A: It’s so awesome to hear how the Project Drawdown action guides inspired you and your colleagues to create your own versions – I hope more people do so for their own companies! How have the 3M guides been received internally?
L: We started to talk to the HR department about the guides and the response we got was amazing. When we launched the guides, this is exactly what we wanted to head towards – charting a path into a future in which sustainability is truly at the core of everybody’s training. And now we have a direct endorsement from HR. During the launch event, the VP of the department was there and expressed full support of this work.
A: You had to work with so many different colleagues across time zones and functions to create the guides. What are your lessons being part of a group like that? How did you work effectively with everyone?
L: I learned a lot. I had a colleague in Germany so we were able to split up the teams into two different time zones. We were able to meet everybody where they are and be flexible. The other thing I learned from this was that I put so much into it, and I got so much more back. It’s been a hard year, and thinking and talking about climate can be daunting. And it’s only by the reflection of the people that were in the committee that I was able to stay actively hopeful, because I knew there were like-minded people doing their best. It was all of us coming together. Even if it was getting together for 30 minutes, we were able to find that community and give us extra excitement for our days.

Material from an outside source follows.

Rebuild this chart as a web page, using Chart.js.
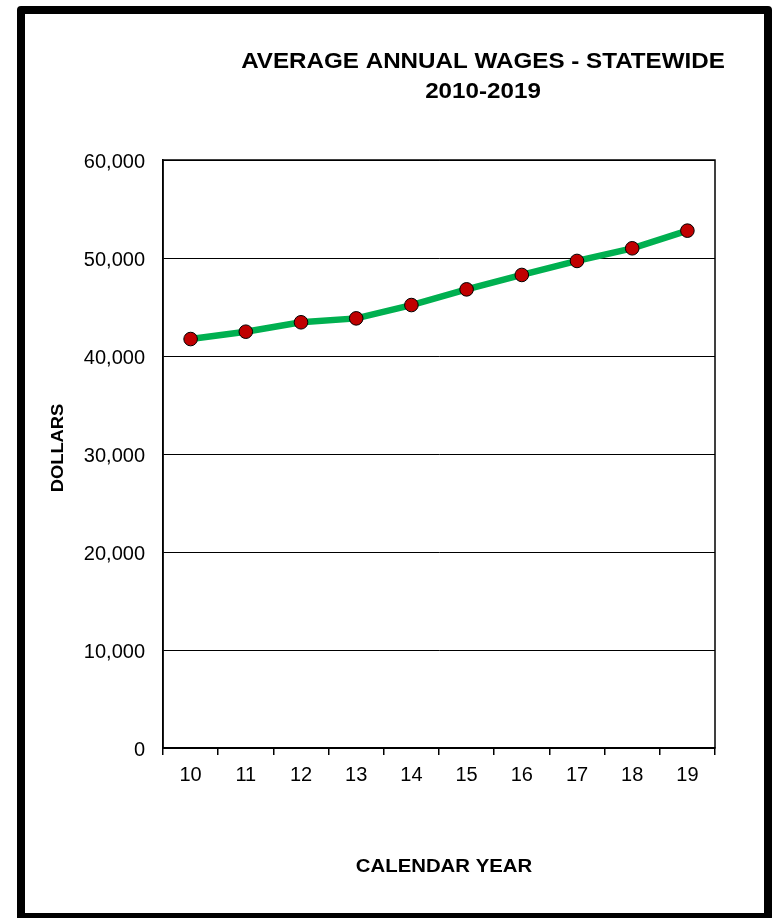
<!DOCTYPE html>
<html>
<head>
<meta charset="utf-8">
<script src="https://cdn.jsdelivr.net/npm/chart.js@4.4.1/dist/chart.umd.min.js"></script>
<style>
  html, body { margin: 0; padding: 0; background: #ffffff; }
  #wrap { width: 772px; height: 918px; }
</style>
</head>
<body>
<div id="wrap"><canvas id="c" width="772" height="918"></canvas></div>
<script>
// ---- data ----
const categories = ['10', '11', '12', '13', '14', '15', '16', '17', '18', '19'];
const wages = [41730, 42480, 43440, 43840, 45200, 46800, 48270, 49700, 50990, 52790];
const titleLines = ['AVERAGE ANNUAL WAGES - STATEWIDE', '2010-2019'];
const xTitle = 'CALENDAR YEAR';
const yTitle = 'DOLLARS';
const yMin = 0, yMax = 60000, yStep = 10000;

const FONT = '"Liberation Sans", Arial, Helvetica, sans-serif';

function stretchedText(ctx, text, x, y, size, sx, rot) {
  ctx.save();
  ctx.translate(x, y);
  if (rot) ctx.rotate(rot);
  ctx.scale(sx, 1);
  ctx.font = 'bold ' + size + 'px ' + FONT;
  ctx.fillStyle = '#000';
  ctx.textAlign = 'center';
  ctx.textBaseline = 'middle';
  ctx.fillText(text, 0, 0);
  ctx.restore();
}

const decor = {
  id: 'decor',
  beforeDraw(chart) {
    const ctx = chart.ctx;
    ctx.save();
    ctx.fillStyle = '#fff';
    ctx.fillRect(0, 0, chart.width, chart.height);
    ctx.restore();
  },
  beforeDatasetsDraw(chart) {
    const ctx = chart.ctx;
    const a = chart.chartArea;
    ctx.save();
    ctx.strokeStyle = '#000';
    ctx.lineWidth = 1.5;
    ctx.strokeRect(a.left, a.top, a.right - a.left, a.bottom - a.top);
    ctx.restore();
  },
  afterDraw(chart) {
    const ctx = chart.ctx;
    // outer frame
    ctx.save();
    ctx.strokeStyle = '#000';
    ctx.lineWidth = 8;
    ctx.lineJoin = 'round';
    ctx.strokeRect(21, 10, 747, 907);
    ctx.restore();
    // titles
    stretchedText(ctx, titleLines[0], 483, 62, 21.5, 1.125, 0);
    stretchedText(ctx, titleLines[1], 483, 92, 21.5, 1.125, 0);
    stretchedText(ctx, xTitle, 444, 867, 18.5, 1.1, 0);
    stretchedText(ctx, yTitle, 58, 448, 17, 1.08, -Math.PI / 2);
  }
};

new Chart(document.getElementById('c'), {
  type: 'line',
  data: {
    labels: categories,
    datasets: [{
      data: wages,
      borderColor: '#00B050',
      borderWidth: 6.5,
      tension: 0,
      pointRadius: 6.8,
      pointHoverRadius: 6.8,
      pointBackgroundColor: '#C00000',
      pointBorderColor: '#000',
      pointBorderWidth: 1,
      fill: false
    }]
  },
  options: {
    responsive: false,
    devicePixelRatio: 1,
    animation: false,
    layout: { padding: { left: 0, right: 57, top: 160, bottom: 0 } },
    plugins: { legend: { display: false }, title: { display: false }, tooltip: { enabled: false } },
    scales: {
      x: {
        offset: true,
        grid: { offset: true, drawOnChartArea: false, drawTicks: true, tickLength: 7, color: '#000', lineWidth: 1.5 },
        border: { display: true, color: '#000', width: 1.5 },
        ticks: { color: '#000', font: { family: FONT, size: 20 }, padding: 8, maxRotation: 0, autoSkip: false },
        afterFit(s) { s.height = 170; }
      },
      y: {
        min: yMin, max: yMax,
        grid: { drawTicks: false, color: '#000', lineWidth: 1 },
        border: { display: true, color: '#000', width: 1.5 },
        ticks: {
          stepSize: yStep, color: '#000', padding: 18, labelOffset: 2,
          font: { family: FONT, size: 20 },
          callback: v => v.toLocaleString('en-US')
        },
        afterFit(s) { s.width = 163; }
      }
    }
  },
  plugins: [decor]
});
</script>
</body>
</html>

A: I’m glad you mentioned the importance of community in doing climate work, because, like you said, it's very daunting! So, what are the next steps for the guides? How do you hope the work will evolve?
L: We had a lot of really positive feedback, and our next frontier is to continue working in the divisions in which each one of us sits and do more socialization and sharing of the guides, getting feedback. We’re also doing a pilot with VPs of R&D to figure out how to put sustainability at the forefront of the product commercialization and development process.